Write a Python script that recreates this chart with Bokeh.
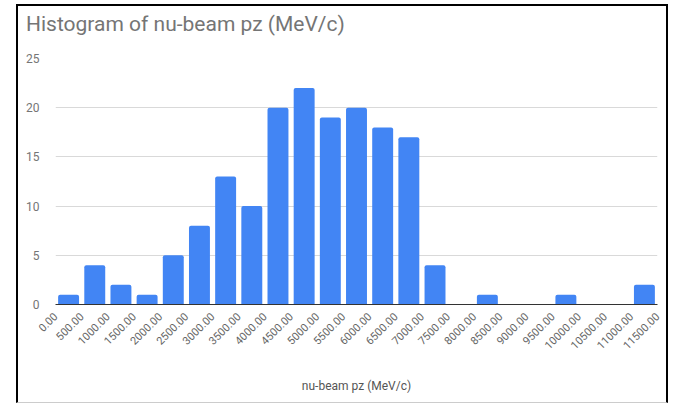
from bokeh.plotting import figure
from bokeh.models import Range1d, FixedTicker, Div
from bokeh.layouts import column
from bokeh.embed import file_html
from bokeh.resources import INLINE
import math

bin_edges = [0, 500, 1000, 1500, 2000, 2500, 3000, 3500, 4000, 4500, 5000, 5500,
             6000, 6500, 7000, 7500, 8000, 8500, 9000, 9500, 10000, 10500, 11000, 11500]
counts = [1, 4, 2, 1, 5, 8, 13, 10, 20, 22, 19, 20, 18, 17, 4, 0, 1, 0, 0, 1, 0, 0, 2]
y_ticks = [0, 5, 10, 15, 20, 25]
title_text = "Histogram of nu-beam pz (MeV/c)"

FONT = "Roboto"
W = 648
TITLE_H = 44
H = 352

title = Div(text=f'<div style="font-family: Roboto; font-size: 21px; color: #757575; '
                 f'line-height: 25px; padding: 6px 0 0 8px; white-space: nowrap;">{title_text}</div>',
            width=W, height=TITLE_H, margin=0)

p = figure(width=W, height=H, output_backend="svg", toolbar_location=None,
           x_range=Range1d(0, 11500), y_range=Range1d(0, 25), margin=0,
           min_border_left=37, min_border_right=9, min_border_top=8, min_border_bottom=98)
p.title = None

lefts = bin_edges[:-1]
rights = bin_edges[1:]
gap = 50
q = p.quad(left=[l + gap for l in lefts], right=[r - gap for r in rights],
           top=counts, bottom=[0] * len(counts),
           fill_color="#4285F4", line_color=None)
try:
    q.glyph.border_radius = [2, 2, 0, 0]
except Exception:
    pass

p.outline_line_color = None
p.background_fill_color = "white"
p.border_fill_color = "white"

p.xgrid.grid_line_color = None
p.ygrid.grid_line_color = "#d9d9d9"
p.ygrid.ticker = FixedTicker(ticks=y_ticks)

p.xaxis.ticker = FixedTicker(ticks=bin_edges)
p.xaxis.major_label_overrides = {e: f"{e:.2f}" for e in bin_edges}
p.xaxis.major_label_orientation = math.pi / 4
p.xaxis.major_label_text_font = FONT
p.xaxis.major_label_text_font_size = "11px"
p.xaxis.major_label_text_color = "#666666"
p.xaxis.axis_line_color = "#333333"
p.xaxis.major_tick_line_color = None
p.xaxis.minor_tick_line_color = None
p.xaxis.major_label_standoff = 4
p.xaxis.axis_label = "nu-beam pz (MeV/c)"
p.xaxis.axis_label_text_font = FONT
p.xaxis.axis_label_text_font_size = "12px"
p.xaxis.axis_label_text_font_style = "normal"
p.xaxis.axis_label_text_color = "#555555"
p.xaxis.axis_label_standoff = 23

p.yaxis.ticker = FixedTicker(ticks=y_ticks)
p.yaxis.axis_line_color = None
p.yaxis.major_tick_line_color = None
p.yaxis.minor_tick_line_color = None
p.yaxis.major_label_text_font = FONT
p.yaxis.major_label_text_font_size = "12px"
p.yaxis.major_label_text_color = "#757575"
p.yaxis.major_label_standoff = 10

layout = column(title, p, spacing=0,
                styles={"margin-left": "16px", "margin-top": "4px", "background": "white",
                        "border-left": "2px solid black", "border-top": "2px solid black",
                        "border-right": "2px solid black", "border-bottom": "1px solid #cccccc"})

open("out.html", "w").write(file_html(layout, INLINE))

.....

- **What the task asks**:
Starting with the first line of the data above and ending with the line containing "p.title = None", please restate every line exactly, leaving images out.

- **Worked solution**:
Write a Python script that recreates this chart with Bokeh.
from bokeh.plotting import figure
from bokeh.models import Range1d, FixedTicker, Div
from bokeh.layouts import column
from bokeh.embed import file_html
from bokeh.resources import INLINE
import math

bin_edges = [0, 500, 1000, 1500, 2000, 2500, 3000, 3500, 4000, 4500, 5000, 5500,
             6000, 6500, 7000, 7500, 8000, 8500, 9000, 9500, 10000, 10500, 11000, 11500]
counts = [1, 4, 2, 1, 5, 8, 13, 10, 20, 22, 19, 20, 18, 17, 4, 0, 1, 0, 0, 1, 0, 0, 2]
y_ticks = [0, 5, 10, 15, 20, 25]
title_text = "Histogram of nu-beam pz (MeV/c)"

FONT = "Roboto"
W = 648
TITLE_H = 44
H = 352

title = Div(text=f'<div style="font-family: Roboto; font-size: 21px; color: #757575; '
                 f'line-height: 25px; padding: 6px 0 0 8px; white-space: nowrap;">{title_text}</div>',
            width=W, height=TITLE_H, margin=0)

p = figure(width=W, height=H, output_backend="svg", toolbar_location=None,
           x_range=Range1d(0, 11500), y_range=Range1d(0, 25), margin=0,
           min_border_left=37, min_border_right=9, min_border_top=8, min_border_bottom=98)
p.title = None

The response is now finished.